Bok Choy Stir Fry Recipes - Basics for Beginners

Bok choy, which translates to white vegetable in Cantonese, is the most common and readily available Chinese veggie in the United States. Although they are part of the cabbage and mustard family, they do not resemble the typical head of cabbage that you may be used to due to the leaves growing outward instead of inwards. Bok choy has green leafy tops with pale green or white bulbous bottoms depending on the variety you find. There are two popular kinds: shanghai bok choy and baby bok choy. Shanghai bok choy has a pale green stem with darker green tops. Its flavor is reminiscent of a slightly sweeter cabbage mixed with spinach. On the other hand, baby bok choy has a thicker milky white bottom with wrinkly dark green tops. The stems are crunchier with a more watered down flavor than its counterpart while the dark green leaves have an earthier flavor in comparison to shanghai bok choy. Both types can come in a wide variety of sizes. Typically you'll find larger ones in American grocery stores while you’ll find the smaller more tender varieties at Chinese grocery stores. My favorite size is the baby version as they have the sweetest flavor and better ratio of stem to leaf. 

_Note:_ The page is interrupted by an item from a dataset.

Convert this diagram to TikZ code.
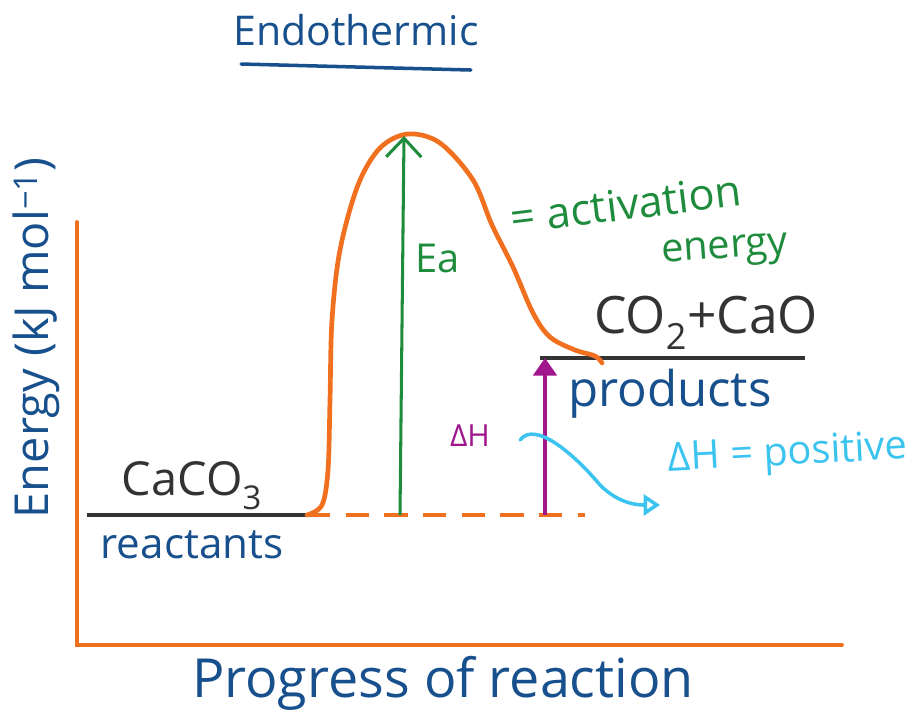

Although both varieties of bok choy are very similar to each other, I have different ways of preparing and cooking them. In my opinion, shanghai bok choy has a similar flavor throughout its stem and leaves so I like to keep them whole and just split them lengthwise to reveal its layered cross section. I like to do a little trim at the base if it's dried up but other than that a quick stir fry with some finely chopped garlic and a pinch of salt allows for its flavor and difference in texture between the stem and leaves to shine. When it comes to baby bok choy, I prefer to cut the leaves away from the stems. Due to the leaves' dark green color and earthy flavor I prefer to use them raw in a veggie rice roll or add them last to a noodle dish for color and flavor. As for the milky white bottoms I’ll save them to add to a broth or soup because I love the crunch it lends without changing the flavor of the broth. 

Regardless of the variety of bok choy you prefer, it is important to do two things. The first is to wash them thoroughly. Due to the way they grow up from the ground they will gather soil and critters in between their leaves so I prefer to expose their stems, run them under cold water and spin them dry. The second important thing to do is to NOT overcook them. You want to cook them over very high heat in order to keep their fresh bright flavor and crunchy texture intact. Whether you choose to sear them for a stir fry or boil them in a soup, make sure to cook them hot and fast otherwise they will start to deteriorate and become mushy and bitter! Check out my recipes below and Mike G’s recipes here! 

Baby Bok Choy & Shrimp Rice Wraps 


  • 1 small purple potato, peeled and cut into fries 
  • 3 frozen shrimp tempura or your choice of protein
  • 7 - 8 baby bok choy 
  • 3 rice roll wrappers
  • 1 carrot, sliced into matchsticks  
  • 1 cucumber, sliced into matchsticks   
  • 3 green scallions tops
  • Sesame seeds, optional


  1. To your oven or air fryer, add the shrimp tempura and purple sweet potato fries. Roast at 370 degrees for 7 - 8 minutes. If you potatoes need more time, just take out the tempura and continue cooking the potatoes until tender. 
  2. Next, cut the leaves off the stem of the baby bok choy. Save the bottoms for a soup or another recipe. Wash the leaves to get rid of any dirt and spin or towel dry. 
  3. Dip your rice roll wrapper in some cold water and lay down on your cutting board. Place the bok choy leaves down followed by sliced carrots, sliced cucumbers, and purple potato fries, scallions, and shrimp tempura, 
  4. Roll your rice roll tightly without ripping it. Top with sesame seeds and serve with your favorite sauce. Enjoy! 

Sauteed Shanghai Bok Choy 


  • 1 pound of shanghai bok choy
  • 2 tablespoons of oil  
  • 2 cloves of garlic, peeled and minced
  • Pinch of salt 
  • Sesame oil, optional


  1. Start by trimming the base of the bok choy if you find that its dried up and remove any leaves that are rotting or yellowing.Then split the shanghai bok choy in half lengthwise. 
  2. Run them under water to get rid of any dirt or bugs in between the leaves. Then leave them to soak in fresh cold water for 10 minutes. Drain and spin or towel dry them. 
  3. Grab a wok or large skillet with high sides and turn the flame to high. Drizzle in some oil and once it starts to shimmer drop in the cleaned and dried bok choy. 
  4. Give them a quick toss in the oil and then cover with a lid for 1 minute. 
  5. Remove the lid and add in the minced garlic and salt. Stir to combine and cook for another minute. 
  6. Quickly remove the cooked bok choy from the pan onto a plate. Drizzle some optional sesame oil over the top and enjoy as your quick veggie side dish!